No, the entire game is about people's feelings, if you allow discussion before the offer and accept steps, and/or if it's humans making the decisions (where you cannot assume that self-identity and the habitual expectation of future impact don't dominate).

It's only about rational agents attempting to maximize wealth if you make it purely anonymous and hide the other player's actions (and ideally that the other player is even involved).  Tell agent 1 they can pick an amount to keep, but not who their counterpart is (or even if it's human - just say it's an agent optimizing it's wealth).  Tell player 2 they can accept the amount offered, or reject it, but don't add the psychology of what "might have been", by telling them that it has any effect on player 1 (or even that player 1 exists), or that the amount offered is variable based on some other agent.

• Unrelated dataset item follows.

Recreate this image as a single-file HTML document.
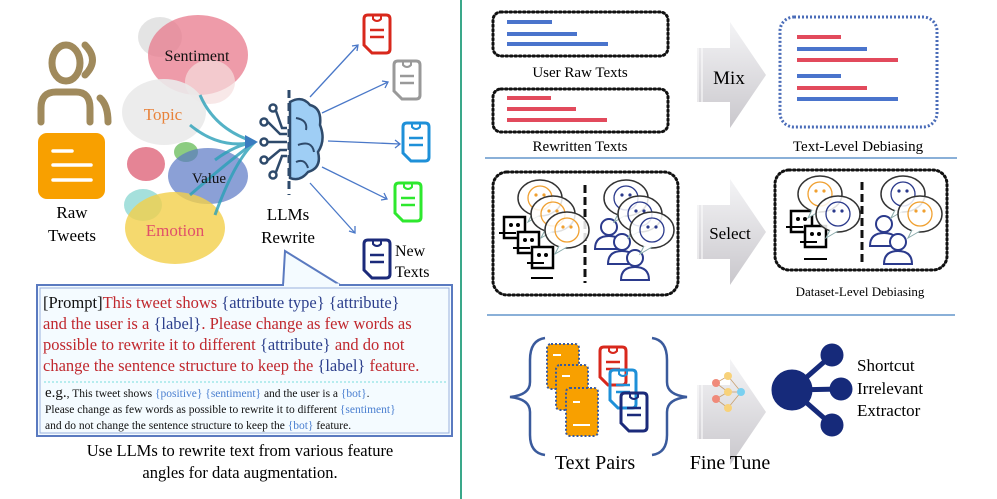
<!DOCTYPE html>
<html><head><meta charset="utf-8"><style>
html,body{margin:0;padding:0;background:#fff;width:997px;height:499px;overflow:hidden}
svg{display:block}
text{font-family:"Liberation Serif",serif}
</style></head><body>
<svg width="997" height="499" viewBox="0 0 997 499" xmlns="http://www.w3.org/2000/svg">
<defs>
<linearGradient id="ag" x1="0" y1="0" x2="0" y2="1"><stop offset="0" stop-color="#f4f4f6"/><stop offset="1" stop-color="#c9c7cc"/></linearGradient>
<g id="doc"><path d="M0,4 Q0,0 4,0 L22,0 Q26,0 26,4 L26,34 Q26,38 22,38 L8,38 L0,30 Z" fill="none" stroke-width="3"/><path d="M9,0 L9,4 Q13,8 17,4 L17,0" fill="none" stroke-width="2"/><line x1="6" y1="15" x2="20" y2="15" stroke-width="2.5"/><line x1="6" y1="22" x2="20" y2="22" stroke-width="2.5"/></g>
<g id="bot"><rect x="0" y="0" width="21" height="21" fill="#fff" stroke="#000" stroke-width="2.5"/><circle cx="7" cy="8" r="2"/><circle cx="14" cy="8" r="2"/><line x1="-5" y1="16" x2="12" y2="16" stroke="#000" stroke-width="2"/></g>
<g id="usr" fill="#fff" stroke="#2b3a8c" stroke-width="2"><circle cx="0" cy="-9" r="8"/><path d="M-14,13 Q-14,0 0,0 Q14,0 14,13 Z"/></g>
<g id="bub"><ellipse cx="0" cy="0" rx="22" ry="18" fill="#fff" fill-opacity="0.85" stroke="#333" stroke-width="1.5"/><path d="M-8,16 L-12,24 L0,17" fill="#fff" stroke="#8aa" stroke-width="1"/><circle cx="0" cy="0" r="12" fill="none" stroke-width="1.3"/><circle cx="-4" cy="-3" r="1.1" /><circle cx="4" cy="-3" r="1.1"/></g>
</defs>

<line x1="461" y1="0" x2="461" y2="499" stroke="#3aa88a" stroke-width="2"/>

<g fill="none" stroke="#a08a5c" stroke-width="7" stroke-linecap="round">
<ellipse cx="66" cy="63" rx="14" ry="18"/>
<path d="M85,45 Q100,60 85,75"/>
<path d="M41,122 L41,108 Q41,92 56,92 L76,92 Q90,92 90,108 L90,122"/>
<path d="M100,98 Q108,105 108,122"/>
</g>
<rect x="38" y="133" width="67" height="66" rx="9" fill="#f8a000"/>
<g stroke="#fff" stroke-width="3.5" stroke-linecap="round"><line x1="53" y1="151" x2="72" y2="151"/><line x1="53" y1="165" x2="91" y2="165"/><line x1="53" y1="180" x2="91" y2="180"/></g>
<text x="72" y="218" font-size="17" text-anchor="middle">Raw</text>
<text x="72" y="241" font-size="17" text-anchor="middle">Tweets</text>

<ellipse cx="160" cy="37" rx="22" ry="20" fill="#ddd" opacity="0.8"/>
<ellipse cx="198" cy="55" rx="50" ry="40" fill="#e8798c" opacity="0.75"/>
<ellipse cx="210" cy="82" rx="25" ry="22" fill="#f5dede" opacity="0.7"/>
<ellipse cx="164" cy="112" rx="42" ry="33" fill="#eaeaea" opacity="0.9"/>
<ellipse cx="146" cy="164" rx="19" ry="17" fill="#e06f82" opacity="0.85"/>
<ellipse cx="186" cy="152" rx="12" ry="10" fill="#6fbf62" opacity="0.8"/>
<ellipse cx="208" cy="176" rx="40" ry="28" fill="#5a78c4" opacity="0.7"/>
<ellipse cx="143" cy="205" rx="19" ry="16" fill="#7fd3cd" opacity="0.7"/>
<ellipse cx="175" cy="228" rx="50" ry="36" fill="#f2cf4a" opacity="0.8"/>
<g fill="none" stroke="#2aa0b8" stroke-width="3" opacity="0.8">
<path d="M200,95 Q215,130 255,142"/><path d="M190,125 Q220,150 255,142"/><path d="M215,160 Q235,145 255,142"/><path d="M190,195 Q230,160 255,142"/><path d="M215,215 Q235,160 255,142"/>
</g>
<path d="M245,135 L258,142 L245,149 Z" fill="#3a7cc0"/>
<text x="197" y="61" font-size="16" text-anchor="middle" fill="#111">Sentiment</text>
<text x="163" y="120" font-size="17" text-anchor="middle" fill="#e8823a">Topic</text>
<text x="209" y="183" font-size="15" text-anchor="middle" fill="#111">Value</text>
<text x="175" y="236" font-size="17" text-anchor="middle" fill="#e0506a">Emotion</text>

<line x1="289" y1="90" x2="289" y2="195" stroke="#2e4a6b" stroke-width="3" stroke-dasharray="8,5"/>
<path d="M290,102 Q302,95 310,105 Q322,108 320,125 Q326,140 318,152 Q322,168 308,172 Q300,182 290,178 Z" fill="#9fcef5" stroke="#2e4a6b" stroke-width="2.5"/>
<g fill="none" stroke="#2e4a6b" stroke-width="2"><path d="M296,118 Q308,120 306,130"/><path d="M298,145 Q312,140 314,152"/><path d="M296,162 Q305,158 308,168"/></g>
<g fill="none" stroke="#2e4a6b" stroke-width="2.5">
<circle cx="273" cy="108" r="3.5"/><circle cx="264" cy="122" r="3.5"/><circle cx="264" cy="142" r="3.5"/><circle cx="264" cy="160" r="3.5"/><circle cx="273" cy="175" r="3.5"/>
<path d="M276,111 L282,128 L287,128"/><path d="M268,122 L280,134 L287,134"/><path d="M268,142 L287,142"/><path d="M268,160 L280,150 L287,150"/><path d="M276,172 L282,156 L287,156"/>
</g>
<text x="288" y="220" font-size="17" text-anchor="middle">LLMs</text>
<text x="288" y="243" font-size="17" text-anchor="middle">Rewrite</text>

<g stroke="#4a78c8" stroke-width="1.3" fill="none">
<path d="M310,97 L358,45"/><path d="M352,46 L358,45 L357,51"/>
<path d="M322,113 L388,82"/><path d="M382,81 L388,82 L385,88"/>
<path d="M328,141 L400,144"/><path d="M395,140 L400,144 L395,148"/>
<path d="M322,167 L387,199"/><path d="M381,200 L387,199 L384,193"/>
<path d="M310,183 L355,233"/><path d="M349,231 L355,233 L355,226"/>
</g>
<use href="#doc" x="364" y="15" stroke="#d8281c"/>
<use href="#doc" x="394" y="61" stroke="#999"/>
<use href="#doc" x="403" y="123" stroke="#1e90d8"/>
<use href="#doc" x="395" y="183" stroke="#2ee82e"/>
<use href="#doc" x="364" y="240" stroke="#1b2a7a"/>
<text x="395" y="256" font-size="16">New</text>
<text x="395" y="277" font-size="16">Texts</text>

<path d="M283,286 L285,251 L340,285" fill="#f4fbff" stroke="#5a7ac0" stroke-width="2"/>
<rect x="37" y="285" width="415" height="151" fill="#f4fbff" stroke="#5a7ac0" stroke-width="2"/>
<rect x="40" y="288" width="409" height="145" fill="none" stroke="#9ab0dd" stroke-width="1"/>
<line x1="284" y1="285" x2="339" y2="285" stroke="#f4fbff" stroke-width="3"/>
<g font-size="16.5" fill="#c0282e">
<text x="43" y="308"><tspan fill="#111">[Prompt]</tspan>This tweet shows <tspan fill="#2c3f8c">{attribute type}</tspan> <tspan fill="#2c3f8c">{attribute}</tspan></text>
<text x="43" y="329">and the user is a <tspan fill="#2c3f8c">{label}</tspan>. Please change as few words as</text>
<text x="43" y="350">possible to rewrite it to different <tspan fill="#2c3f8c">{attribute}</tspan> and do not</text>
<text x="43" y="371">change the sentence structure to keep the <tspan fill="#2c3f8c">{label}</tspan> feature.</text>
</g>
<line x1="44" y1="382" x2="446" y2="382" stroke="#7dd" stroke-width="1" stroke-dasharray="2,2"/>
<g font-size="11.5" fill="#111">
<text x="45" y="397"><tspan font-size="15">e.g.</tspan>, This tweet shows <tspan fill="#4a7fd0">{positive}</tspan> <tspan fill="#4a7fd0">{sentiment}</tspan> and the user is a <tspan fill="#4a7fd0">{bot}</tspan>.</text>
<text x="45" y="413">Please change as few words as possible to rewrite it to different <tspan fill="#4a7fd0">{sentiment}</tspan></text>
<text x="45" y="429">and do not change the sentence structure to keep the <tspan fill="#4a7fd0">{bot}</tspan> feature.</text>
</g>
<text x="240" y="456" font-size="16.5" text-anchor="middle">Use LLMs to rewrite text from various feature</text>
<text x="240" y="478" font-size="16.5" text-anchor="middle">angles for data augmentation.</text>

<g fill="none" stroke="#111" stroke-width="3" stroke-dasharray="1.5,3" stroke-linecap="round">
<rect x="493" y="12" width="175" height="44" rx="8"/>
<rect x="493" y="89" width="175" height="43" rx="8"/>
<rect x="493" y="172" width="185" height="123" rx="14"/>
<rect x="775" y="170" width="172" height="100" rx="14"/>
</g>
<g stroke-width="4"><g stroke="#4a74cc"><line x1="507" y1="22" x2="552" y2="22"/><line x1="507" y1="34" x2="577" y2="34"/><line x1="507" y1="44" x2="608" y2="44"/></g>
<g stroke="#e24a5c"><line x1="507" y1="98" x2="551" y2="98"/><line x1="507" y1="109" x2="576" y2="109"/><line x1="507" y1="120" x2="607" y2="120"/></g></g>
<text x="580" y="77" font-size="15" text-anchor="middle">User Raw Texts</text>
<text x="580" y="151" font-size="15" text-anchor="middle">Rewritten Texts</text>

<g id="arr"><path d="M697,48 L730,48 L730,22 L766,75 L730,128 L730,102 L697,102 Z" fill="url(#ag)"/><line x1="698" y1="48" x2="698" y2="102" stroke="#fff" stroke-width="1"/><line x1="702" y1="48" x2="702" y2="102" stroke="#fff" stroke-width="1"/></g>
<text x="729" y="84" font-size="19" text-anchor="middle">Mix</text>
<rect x="780" y="17" width="157" height="110" rx="14" fill="none" stroke="#4a6cb8" stroke-width="3" stroke-dasharray="2,2"/>
<g stroke-width="4"><line x1="797" y1="37" x2="841" y2="37" stroke="#e24a5c"/><line x1="797" y1="49" x2="867" y2="49" stroke="#4a74cc"/><line x1="797" y1="60" x2="898" y2="60" stroke="#e24a5c"/><line x1="797" y1="76" x2="841" y2="76" stroke="#4a74cc"/><line x1="797" y1="88" x2="867" y2="88" stroke="#e24a5c"/><line x1="797" y1="99" x2="898" y2="99" stroke="#4a74cc"/></g>
<text x="858" y="151" font-size="15" text-anchor="middle">Text-Level Debiasing</text>
<line x1="485" y1="158" x2="957" y2="158" stroke="#8ab0d8" stroke-width="2"/>

<line x1="585" y1="185" x2="585" y2="283" stroke="#111" stroke-width="3" stroke-dasharray="8,4"/>
<use href="#bot" x="504" y="217"/><use href="#bot" x="518" y="232"/><use href="#bot" x="532" y="247"/>
<line x1="531" y1="278" x2="553" y2="278" stroke="#000" stroke-width="2"/>
<use href="#bub" x="540" y="198" stroke="#f0a030" fill="#f0a030"/>
<use href="#bub" x="553" y="214" stroke="#f0a030" fill="#f0a030"/>
<use href="#bub" x="567" y="230" stroke="#f0a030" fill="#f0a030"/>
<use href="#usr" x="609" y="236"/><use href="#usr" x="622" y="251"/><use href="#usr" x="635" y="267"/>
<use href="#bub" x="626" y="198" stroke="#2b3a8c" fill="#2b3a8c"/>
<use href="#bub" x="640" y="214" stroke="#2b3a8c" fill="#2b3a8c"/>
<use href="#bub" x="652" y="230" stroke="#2b3a8c" fill="#2b3a8c"/>
<use href="#arr" y="157"/>
<text x="730" y="239" font-size="17" text-anchor="middle">Select</text>
<line x1="862" y1="182" x2="862" y2="262" stroke="#111" stroke-width="3" stroke-dasharray="8,4"/>
<use href="#bot" x="791" y="211"/><use href="#bot" x="805" y="226"/>
<line x1="804" y1="259" x2="827" y2="259" stroke="#000" stroke-width="2"/>
<use href="#bub" x="820" y="194" stroke="#f0a030" fill="#f0a030"/>
<use href="#bub" x="838" y="214" stroke="#2b3a8c" fill="#2b3a8c"/>
<use href="#usr" x="884" y="233"/><use href="#usr" x="898" y="251"/>
<use href="#bub" x="903" y="194" stroke="#2b3a8c" fill="#2b3a8c"/>
<use href="#bub" x="920" y="214" stroke="#f0a030" fill="#f0a030"/>
<text x="860" y="296" font-size="13" text-anchor="middle">Dataset-Level Debiasing</text>
<line x1="487" y1="315" x2="955" y2="315" stroke="#8ab0d8" stroke-width="2"/>

<g fill="none" stroke="#3a5a9c" stroke-width="2.5">
<path d="M545,338 Q530,340 530,360 L530,382 Q530,395 510,397 Q530,399 530,412 L530,435 Q530,453 545,455"/>
<path d="M652,338 Q667,340 667,360 L667,382 Q667,395 687,397 Q667,399 667,412 L667,435 Q667,453 652,455"/>
</g>
<g>
<rect x="547" y="344" width="32" height="45" fill="#f8a000" rx="4" stroke="#3a5a9c" stroke-width="2" stroke-dasharray="2,2"/>
<rect x="556" y="365" width="32" height="45" fill="#f8a000" rx="4" stroke="#3a5a9c" stroke-width="2" stroke-dasharray="2,2"/>
<rect x="566" y="388" width="32" height="48" fill="#f8a000" rx="4" stroke="#3a5a9c" stroke-width="2" stroke-dasharray="2,2"/>
<g stroke="#fff" stroke-width="2"><line x1="553" y1="355" x2="561" y2="355"/><line x1="562" y1="376" x2="570" y2="376"/><line x1="573" y1="402" x2="580" y2="402"/><line x1="573" y1="425" x2="590" y2="425"/></g>
</g>
<use href="#doc" x="600" y="347" stroke="#d8281c"/>
<use href="#doc" x="610" y="370" stroke="#1e90d8"/>
<use href="#doc" x="621" y="393" stroke="#1b2a7a"/>
<text x="595" y="469" font-size="20" text-anchor="middle">Text Pairs</text>
<use href="#arr" y="337"/>
<g stroke="#c8a070" stroke-width="0.8"><line x1="716" y1="383" x2="728" y2="376"/><line x1="716" y1="383" x2="728" y2="392"/><line x1="716" y1="399" x2="728" y2="392"/><line x1="716" y1="399" x2="728" y2="408"/><line x1="728" y1="376" x2="741" y2="392"/><line x1="728" y1="392" x2="741" y2="392"/><line x1="728" y1="408" x2="741" y2="392"/></g>
<circle cx="716" cy="383" r="4" fill="#f08a7a"/><circle cx="716" cy="399" r="4" fill="#f08a7a"/><circle cx="728" cy="376" r="4" fill="#f8d27a"/><circle cx="728" cy="392" r="4" fill="#f8d27a"/><circle cx="728" cy="408" r="4" fill="#f8d27a"/><circle cx="741" cy="392" r="4" fill="#7ad0f0"/>
<text x="730" y="469" font-size="20" text-anchor="middle">Fine Tune</text>
<g fill="#162a7a" stroke="#162a7a"><line x1="792" y1="390" x2="832" y2="355" stroke-width="5"/><line x1="792" y1="390" x2="841" y2="389" stroke-width="5"/><line x1="792" y1="390" x2="832" y2="425" stroke-width="5"/>
<circle cx="792" cy="390" r="20"/><circle cx="832" cy="355" r="11"/><circle cx="841" cy="389" r="11"/><circle cx="832" cy="425" r="11"/></g>
<text x="857" y="371" font-size="17">Shortcut</text>
<text x="857" y="394" font-size="17">Irrelevant</text>
<text x="857" y="416" font-size="17">Extractor</text>
</svg>
</body></html>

But that's boring - perfectly rational agents maximizing their wealth and not considering any future interactions pretty much do what Nash says - offer the minimum, accept anything over 0.  The game is interesting ONLY when those conditions don't hold.

 When you allow discussion, all this goes out the window.  It's just psychology - what do you think the other player will accept, rather than "punishing" you even at a cost to themselves.  As you note, if precommittment is asymmetric (player 2 can use it, player 1 can't), that just reverses the places.  If it's symmetrical, then it's back to pure psychology about where the line is set.  

See also Altruistic Punishment (one reference https://www.nature.com/articles/415137a).

"The mathematical analysis is simple: Player 2 should always accept" - that is incorrect. As the game is defined, players are equal. Player Two wields the obvious veto power by not accepting a proposal he doesn't like. Player One has a no less effective veto power by not advancing a proposal he doesn't like in the first place. Players communicate about the proposals before the match, which effectively turns it into a infinitely repeated game. 

Asymmetry only arises if there is no prior communication. Only in that case Player One has an advantage, even if we ignore any "feelings", play rationally, and not allow taking future rounds into consideration (i.e. only play once).